Die Zukunft der Niederlande liegt auf dem Wasser

Allein die Prognosen zum steigenden Wasserspiegel infolge des Klimawandels spornen die Innovationskraft und Kreativität der Niederländer an. Die Devise heißt dabei aber nicht mehr, dass das Wasser möglichst nachhaltig vom Leben der Menschen ausgegrenzt wird. Vielmehr liegt die Zukunft des Landes darin, harmonisch mit dem Wasser zusammenzuleben. Unter dem Stichwort „Aqua-Architektur“ beschäftigen sich daher schon seit Jahren die innovativsten Köpfe der niederländischen Architekturszene mit der erfolgreichen Verlagerung des Wohnens, Lebens und Arbeitens auf das Wasser. Und tatsächlich kaufen sich inzwischen immer mehr Niederländer nicht mehr ein Stück Land, um dort ihr Haus zu bauen, sondern einfach ein Stück Wasseroberfläche. Die schönsten Amphibienhäuser und Aqua-Stadtteile finden Sie zum Beispiel in Maasbommel bei Arnheim, in Leuwaarden sowie im Amsterdamer Stadtteil Ijburg.

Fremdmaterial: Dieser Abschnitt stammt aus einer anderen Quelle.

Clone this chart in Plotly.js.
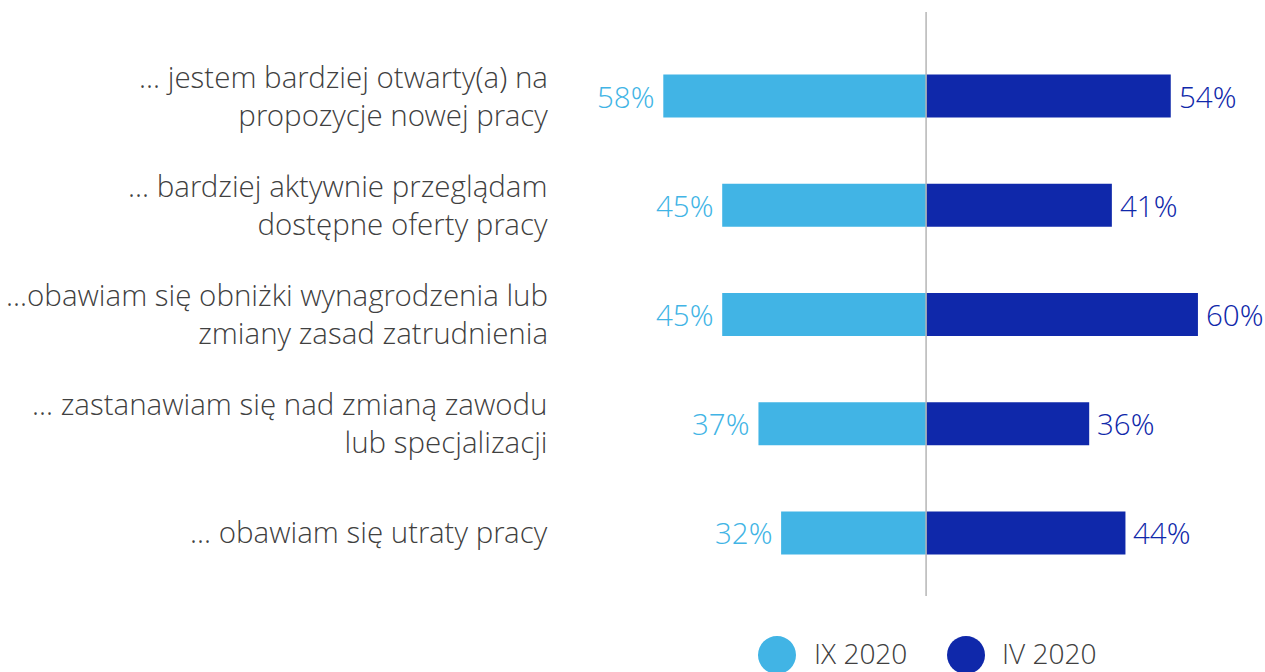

Erlebnis Polder: Unterwegs auf ehemaligem Seeboden

Zwischen Nordseestrand und Markermeer sowie nur wenige Kilometer nördlich von Amsterdam erstreckt sich mit dem Beemster-Polder eine der malerischsten Polderlandschaften der Niederlande. Wo sich im späten Mittelalter noch ein See befand, begannen Ingenieure und Bauern schon Anfang des 17. Jahrhunderts mit der Trockenlegung der sumpfigen Wasserlandschaft. Dabei wurde nicht nur ein dichtes Netz an Kanälen angelegt, sondern auch zahlreiche Windmühlen für das stete Abpumpen des Wassers errichtet. Dank des fruchtbaren Seebodens entwickelte sich die Beemster-Region zu einer der wohlhabendsten der Niederlanden. Bis heute zeugen reichverzierte Dorfhäuser, imposante Stolpboerderijen (Glockenbauernhöfen) sowie die mit Reet eindrucksvoll ummantelten Windmühlen von der Prosperität der Einheimsichen. Seit 1999 zählt diese historische Kulturlandschaft zudem zum UNESCO Weltkulturerbe und kann ab den malerischen altniederländischen Dörfern De Rijp und Grootschermer hervorragend mit dem Rad erkundet werden.